Hint: The potential of a proton is given as $ 400V $ . The de-Broglie wavelength of a proton can be determined from the below formula, for this the kinetic energy increases will be needed which is equal to the work done by the electric field. The mass and charge of the proton were also needed in the calculation of wavelength.
 $ \lambda = \dfrac{h}{{mv}} $
 $ \lambda $ is de-Broglie wavelength
 $ h $ is Planck’s constant
 $ m $ is mass of proton
 $ v $ is velocity of proton
 $ v = \sqrt {\dfrac{{2qV}}{m}} $
 $ q $ is charge of proton
 $ V $ is the potential of protons.

Complete answer:
The de-Broglie wavelength has the formula of $ \lambda = \dfrac{h}{{mv}} $ in which the velocity will be determined from the kinetic energy equation.

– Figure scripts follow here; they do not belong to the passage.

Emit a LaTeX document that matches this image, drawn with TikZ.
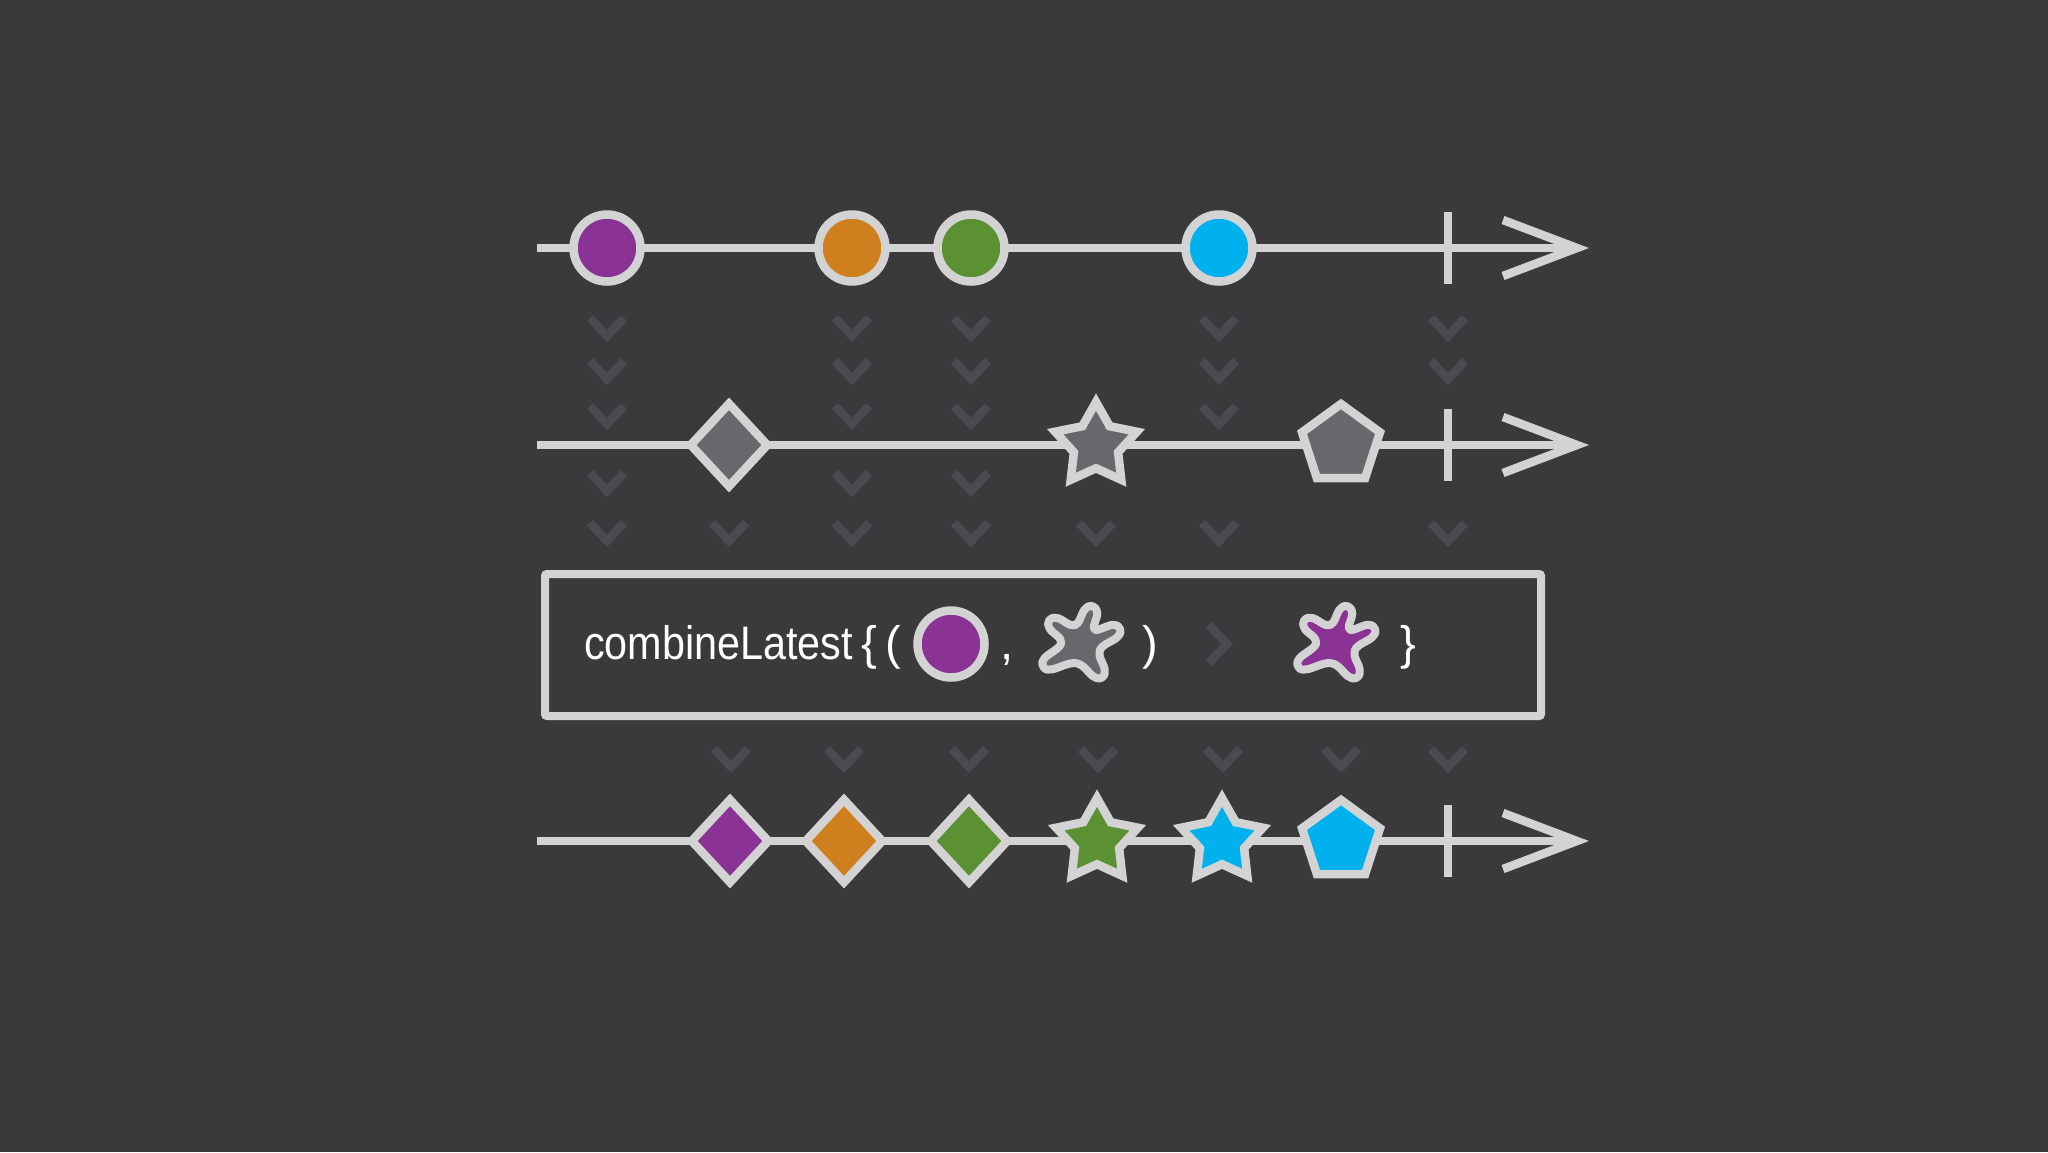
\documentclass[tikz,border=0pt]{standalone}
\usepackage{fontspec}
\setmainfont{Liberation Sans}
\usepackage{xcolor}
\usepackage{tikz}
\usetikzlibrary{arrows.meta,shapes.geometric}

\definecolor{bg}{HTML}{3A393B}
\definecolor{rim}{HTML}{D3D3D3}
\definecolor{hint}{HTML}{4B4A4E}
\definecolor{purp}{HTML}{8B3394}
\definecolor{orng}{HTML}{D07F1E}
\definecolor{grn}{HTML}{5B9033}
\definecolor{sky}{HTML}{00B1EE}
\definecolor{slate}{HTML}{68676B}

\tikzset{splat/.pic={
  \path[pic actions, draw=rim, line width=8pt, line join=round]
    plot[smooth cycle, tension=0.7] coordinates
    {(-28.4,-13.9) (-28.8,-21.7) (-21.2,-23.5) (-5.6,-17.1)
     (3.4,-31.4) (10.5,-34.4) (14.8,-27.8) (12.3,-13.2)
     (28.7,-17.4) (35.5,-13.6) (32.9,-6.2) (17.1,5.7)
     (21.5,23.1) (19.1,30.5) (11.3,29.5) (-4.2,17.5)
     (-26.9,23.1) (-34.3,20.6) (-33.1,12.9) (-18,-0.9)};
}}

\begin{document}
\begin{tikzpicture}[x=1pt,y=-1pt]
\tikzstyle{timeline}=[rim, line width=8.5pt, -{Straight Barb[length=74pt,width=56pt]}]
\tikzstyle{tick}=[rim, line width=7.5pt]
\tikzstyle{marble}=[circle, draw=rim, line width=8.5pt, minimum size=67pt, inner sep=0pt]
\tikzstyle{gem}=[diamond, draw=rim, line width=8.5pt, minimum width=80pt, minimum height=86pt, inner sep=0pt]
\tikzstyle{starry}=[star, star points=5, star point ratio=1.85, draw=rim, line width=8.5pt, minimum size=86pt, inner sep=0pt]
\tikzstyle{penta}=[regular polygon, regular polygon sides=5, draw=rim, line width=8.5pt, minimum size=82pt, inner sep=0pt]
\tikzstyle{chevron}=[hint, line width=8.5pt]
\tikzstyle{codetext}=[white, font=\fontsize{47}{50}\selectfont, inner sep=0pt, anchor=base]

\fill[bg] (0,0) rectangle (2048,1152);

% hints
\foreach \y in {327,370}
  \foreach \x in {607,852,971,1219,1448}
    \draw[chevron] (\x-17,\y-9) -- (\x,\y+9) -- (\x+17,\y-9);
\foreach \x in {607,852,971,1219}
  \draw[chevron] (\x-17,406) -- (\x,424) -- (\x+17,406);
\foreach \x in {607,852,971}
  \draw[chevron] (\x-17,473) -- (\x,491) -- (\x+17,473);
\foreach \x in {607,729,852,971,1096,1219,1448}
  \draw[chevron] (\x-17,523) -- (\x,541) -- (\x+17,523);
\foreach \x in {731,844,969,1098,1223,1341,1448}
  \draw[chevron] (\x-17,749) -- (\x,767) -- (\x+17,749);

% first stream
\coordinate (a0) at (537,248);
\coordinate (a1) at (1589,248);
\draw[timeline] (a0) -- (a1);
\draw[tick] (1448,212) -- (1448,284);
\node[marble, fill=purp] (p1) at (607,248) {};
\node[marble, fill=orng] (o1) at (852,248) {};
\node[marble, fill=grn] (g1) at (971,248) {};
\node[marble, fill=sky] (s1) at (1219,248) {};

% second stream
\coordinate (b0) at (537,445);
\coordinate (b1) at (1589,445);
\draw[timeline] (b0) -- (b1);
\draw[tick] (1448,409) -- (1448,481);
\node[gem, fill=slate] (d2) at (729,445) {};
\node[starry, fill=slate] (st2) at (1096,445) {};
\node[penta, fill=slate] (pe2) at (1341,445) {};

% operator
\node[draw=rim, line width=8pt, rounded corners=2pt, minimum width=996pt, minimum height=142pt] (box) at (1043,645) {};
\node[codetext, anchor=base west] (fn) at (584,659) {\scalebox{0.88}[1]{combineLatest}};
\node[codetext] (lb) at (869,659) {\{};
\node[codetext] (lp) at (893,659) {(};
\node[marble, fill=purp] (pm) at (951,644) {};
\node[codetext] (cm) at (1007,659) {,};
\pic[fill=slate, scale=1.1] at (1081,644) {splat};
\node[codetext] (rp) at (1150,659) {)};
\draw[chevron] (1209,625) -- (1227,644) -- (1209,663);
\pic[fill=purp, scale=1.1] at (1336,644) {splat};
\node[codetext] (rb) at (1408,659) {\}};

% result stream
\coordinate (c0) at (537,841);
\coordinate (c1) at (1589,841);
\draw[timeline] (c0) -- (c1);
\draw[tick] (1448,805) -- (1448,877);
\node[gem, fill=purp] (d3a) at (730,841) {};
\node[gem, fill=orng] (d3b) at (844,841) {};
\node[gem, fill=grn] (d3c) at (969,841) {};
\node[starry, fill=grn] (st3a) at (1097,841) {};
\node[starry, fill=sky] (st3b) at (1222,841) {};
\node[penta, fill=sky] (pe3) at (1341,841) {};

\end{tikzpicture}
\end{document}
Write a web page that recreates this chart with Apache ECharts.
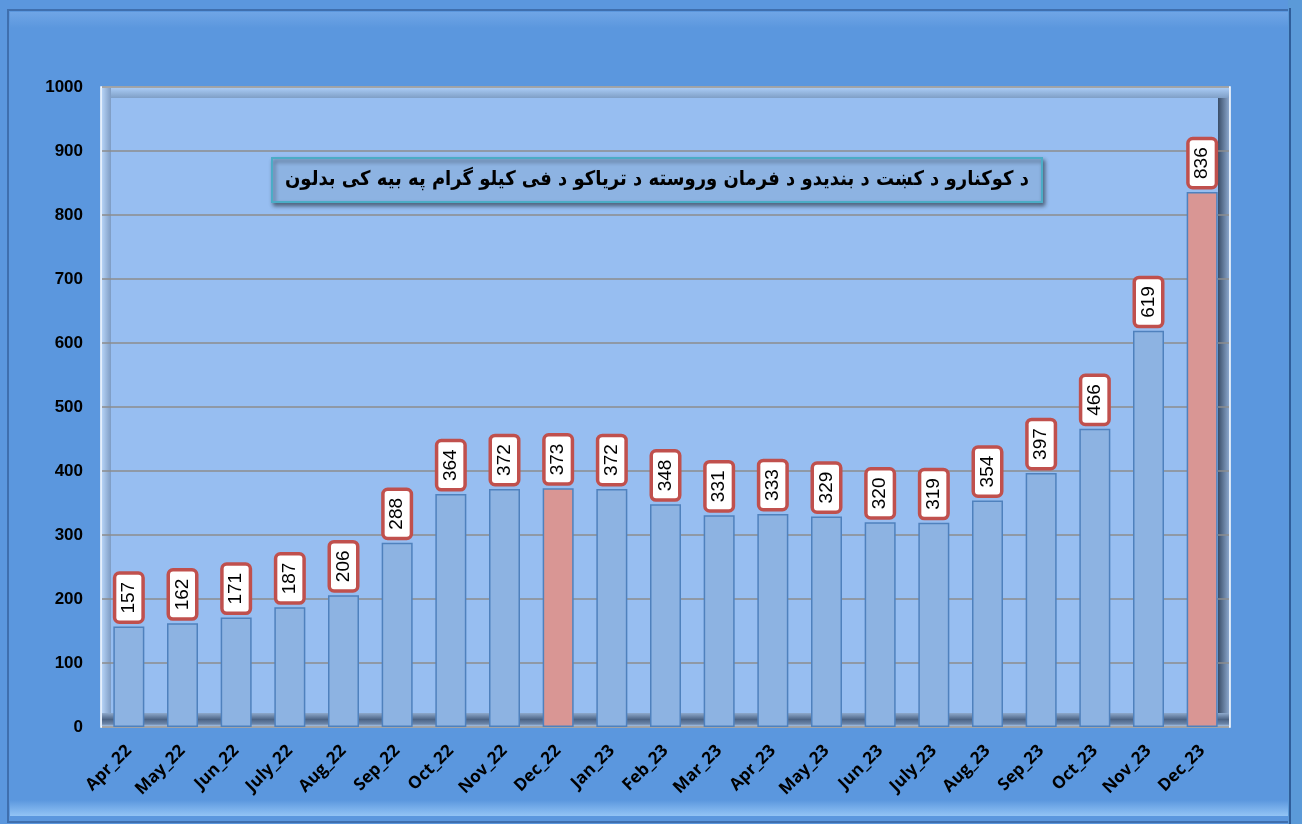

The work done to increase the potential will be equal to the kinetic energy of a proton.
The kinetic energy is given as $ \dfrac{1}{2}m{v^2} $ and the increase in potential will be $ qV $ , by equating these both equations, $ qV = \dfrac{1}{2}m{v^2} $
The velocity can be written as $ v = \sqrt {\dfrac{{2qV}}{m}} $
The potential of an electron is given as $ 400V $
Substitute the charge of proton as $ 1.6 \times {10^{ - 19}} $ and potential as $ 400V $ , the mass of protons is $ 1.6 \times {10^{ - 27}} $
Thus, velocity is $ v = \sqrt {\dfrac{{2 \times 1.6 \times {{10}^{ - 19}} \times 400}}{{1.6 \times {{10}^{ - 27}}}}} = 2.77 \times {10^5}m{\left( {\sec } \right)^{ - 1}} $
Now, substitute this velocity in the de-Broglie wavelength
Substitute the value of Planck’s constant as $ 6.6 \times {10^{ - 34}} $
 $ \lambda = \dfrac{{6.6 \times {{10}^{ - 34}}}}{{\left( {1.6 \times {{10}^{ - 27}}} \right)\left( {2.77 \times {{10}^5}} \right)}} = 1.43 \times {10^{ - 12}}m $
Thus, the de-Broglie wavelength of a proton accelerated by $ 400V $ is $ 1.43 \times {10^{ - 12}}m $

Note:
The work done to increase the electric field is the product of the charge and potential of a proton. It should be equated with the kinetic energy of a proton. From these equations only the velocity can be determined. The velocity must be in metres per second to obtain the wavelength in metres.